Monday, December 8, 2008

On connecting to Action

Oh my aching body! So maybe it wasn't food poisoning. Mayhaps I am simply sick. Again.

I was thinking about connecting good ideas and visions to concrete action. Implementation.

How do you write? You get an idea, you put in on paper, and...
... to me, it's become a series of Whats and Hows. Like html v. content. Like, What's the idea? Ok, now How do I explain that, write it, argue it? The Hows are necessarily simple, and they in turn become the What for the next level down.

One I really liked, came up earlier. Working with A on this paper, not even that long, just a beast anyways - on humanitarianism, old and new, in the context of Kosovo. Supposed to be 10 pages (10 or more? well, that's what I thought)... we currently stand at 17. Shoot. A: "We need to trim this down to 10." Me: What's wrong with a few extra pages? We've got a lot to say. Not quite what I said. But, I didn't take it particularly well. Thinking... because I saw us hacking off like 40% of a paper. What, how. What - we have to trim this down. How - go paragraph by paragraph, improving, consisifyin', and rationalizing. Once I made that connection, it worked.
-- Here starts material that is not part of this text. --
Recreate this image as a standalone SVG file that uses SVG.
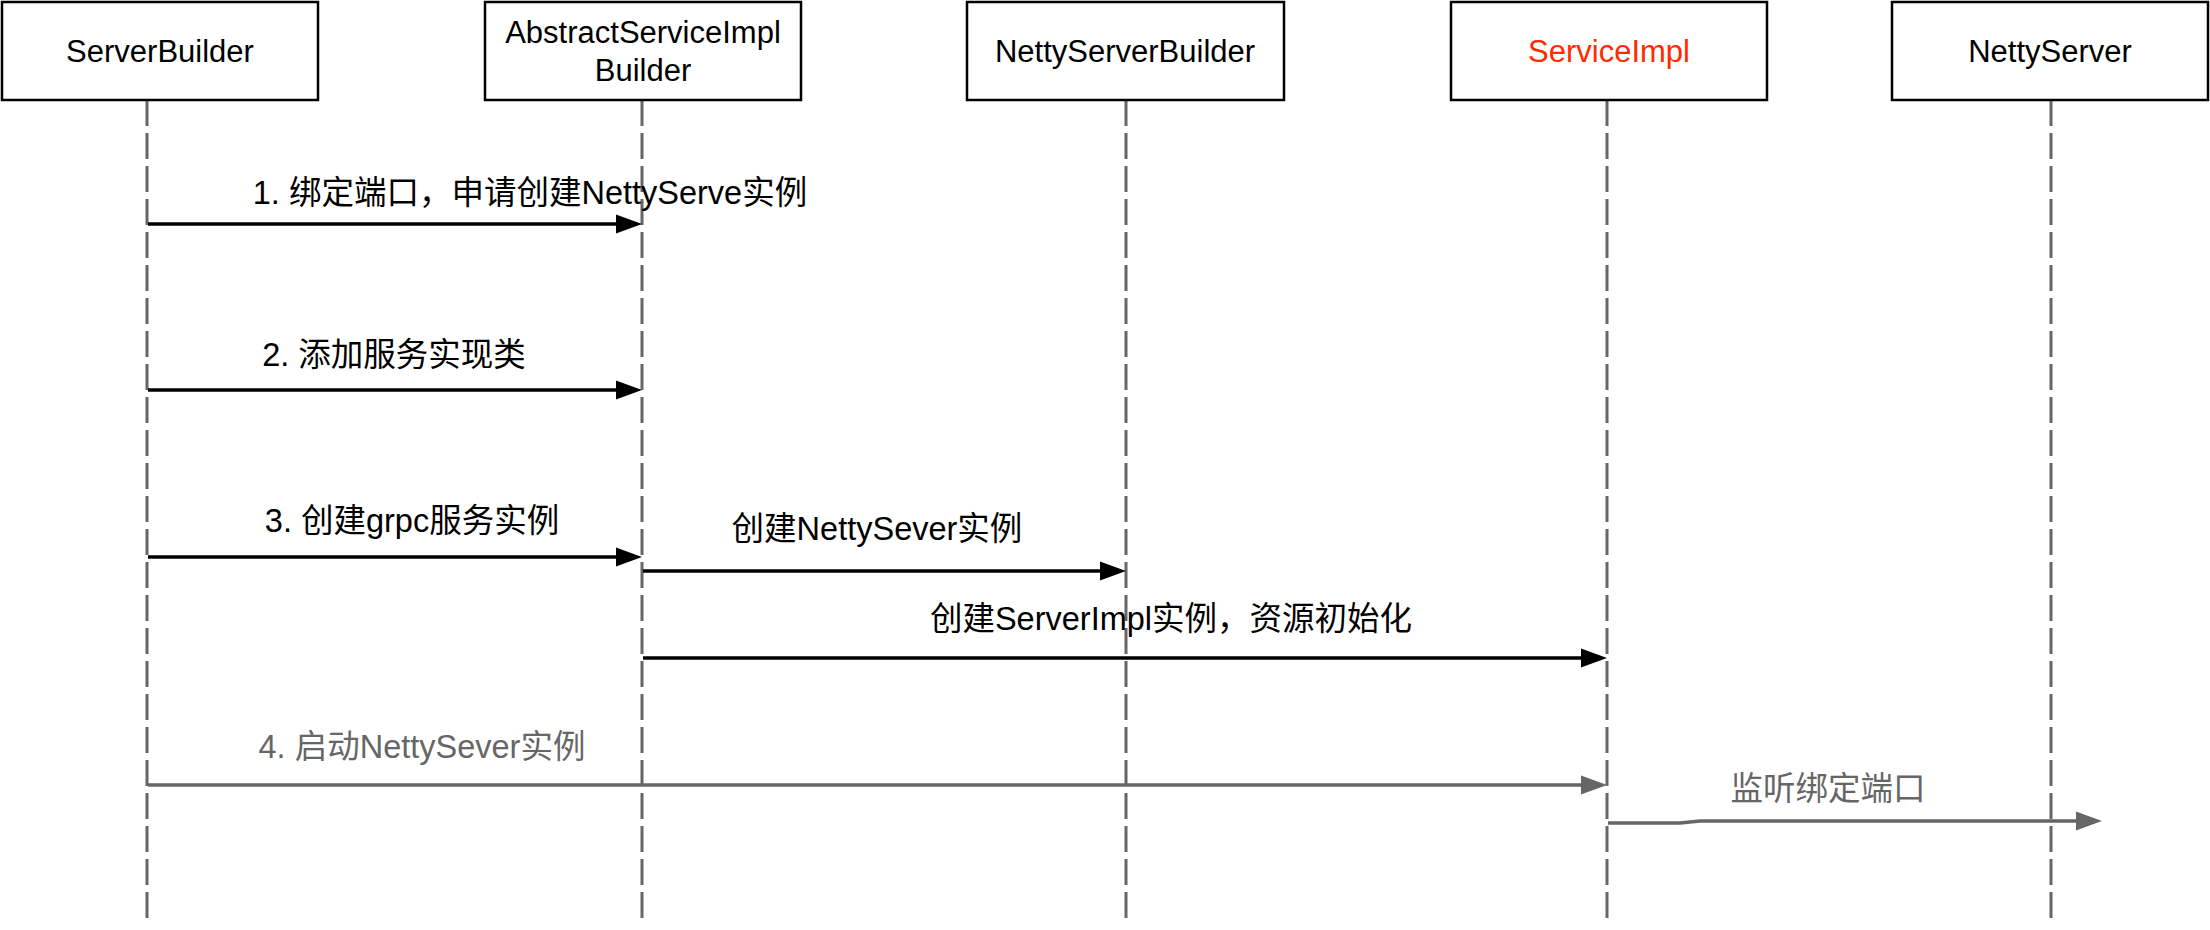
<svg xmlns="http://www.w3.org/2000/svg" width="2210" height="930" viewBox="0 0 2210 930">
<style>
.box{fill:#fff;stroke:#000;stroke-width:2.5}
.nt{font-family:"Liberation Sans","Noto Sans CJK SC",sans-serif;font-size:31px;fill:#000;text-anchor:middle}
.lt{font-family:"Liberation Sans","Noto Sans CJK SC",sans-serif;font-size:32.5px;fill:#000;text-anchor:middle}
.gray{fill:#666}
.life{stroke:#666;stroke-width:3;stroke-dasharray:26 7;fill:none}
.msg{stroke:#000;stroke-width:3.5;fill:none}
.msgg{stroke:#666;stroke-width:3.5;fill:none}
</style>
<defs>
<marker id="ah" markerUnits="userSpaceOnUse" markerWidth="28" markerHeight="20" viewBox="0 0 28 20" refX="2" refY="10" orient="auto">
<path d="M0,0.5 L26,10 L0,19.5 z" fill="#000"/>
</marker>
<marker id="ahg" markerUnits="userSpaceOnUse" markerWidth="28" markerHeight="20" viewBox="0 0 28 20" refX="2" refY="10" orient="auto">
<path d="M0,0.5 L26,10 L0,19.5 z" fill="#666"/>
</marker>
</defs>
<rect width="2210" height="930" fill="#fff"/>
<g id="lifelines">
<line class="life" x1="147" y1="100" x2="147" y2="925"/>
<line class="life" x1="642" y1="100" x2="642" y2="925"/>
<line class="life" x1="1126" y1="100" x2="1126" y2="925"/>
<line class="life" x1="1607" y1="100" x2="1607" y2="925"/>
<line class="life" x1="2051" y1="100" x2="2051" y2="925"/>
</g>
<g id="node-serverbuilder">
<rect class="box" x="2" y="2" width="316" height="98"/>
<text class="nt" x="160" y="62">ServerBuilder</text>
</g>
<g id="node-abstractserviceimplbuilder">
<rect class="box" x="485" y="2" width="316" height="98"/>
<text class="nt" x="643" y="43">AbstractServiceImpl</text>
<text class="nt" x="643" y="81">Builder</text>
</g>
<g id="node-nettyserverbuilder">
<rect class="box" x="967" y="2" width="317" height="98"/>
<text class="nt" x="1125" y="62">NettyServerBuilder</text>
</g>
<g id="node-serviceimpl">
<rect class="box" x="1451" y="2" width="316" height="98"/>
<text class="nt" x="1609" y="62" style="fill:#ff2a00">ServiceImpl</text>
</g>
<g id="node-nettyserver">
<rect class="box" x="1892" y="2" width="316" height="98"/>
<text class="nt" x="2050" y="62">NettyServer</text>
</g>
<g id="connectors">
<line class="msg" x1="148" y1="224" x2="618" y2="224" marker-end="url(#ah)"/>
<text class="lt" x="530" y="204">1. 绑定端口，申请创建NettyServe实例</text>
<line class="msg" x1="148" y1="390" x2="618" y2="390" marker-end="url(#ah)"/>
<text class="lt" x="394" y="366">2. 添加服务实现类</text>
<line class="msg" x1="148" y1="557" x2="618" y2="557" marker-end="url(#ah)"/>
<text class="lt" x="412" y="532">3. 创建grpc服务实例</text>
<line class="msg" x1="643" y1="571" x2="1102" y2="571" marker-end="url(#ah)"/>
<text class="lt" x="877" y="540">创建NettySever实例</text>
<line class="msg" x1="643" y1="658" x2="1583" y2="658" marker-end="url(#ah)"/>
<text class="lt" x="1171" y="630">创建ServerImpl实例，资源初始化</text>
<line class="msgg" x1="148" y1="785" x2="1583" y2="785" marker-end="url(#ahg)"/>
<text class="lt gray" x="422" y="758">4. 启动NettySever实例</text>
<path class="msgg" d="M1608,823 L1680,823 L1700,821 L2078,821" marker-end="url(#ahg)"/>
<text class="lt gray" x="1828" y="800">监听绑定端口</text>
</g>
</svg>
On Reading. I feel like my personal reading has not had the rigor, nor provided the intellectual stimulation, that I am looking for. Comparing this to some of the classes I've had (the good ones!), I realized I was missing the purpose of the reads. Like, if I'm simply curious about Aristotle, diving directly into Poetics may or may not lead me anywhere. Wikipedia might be a good starting place, though. Because, without the purpose of the read - its context, its import - I risk reading it in a vaccuum and that is certainly not how it was written.

This last leads me to my search for a geneaology of ideas. I discovered the Archeology of Knowledge, plan to look that up. Perhaps it will help... Also found the History of Knowledge. I feel like with the aid of such a tool, I will be able to 'design' mini-courses of reading for myself and actually build something up.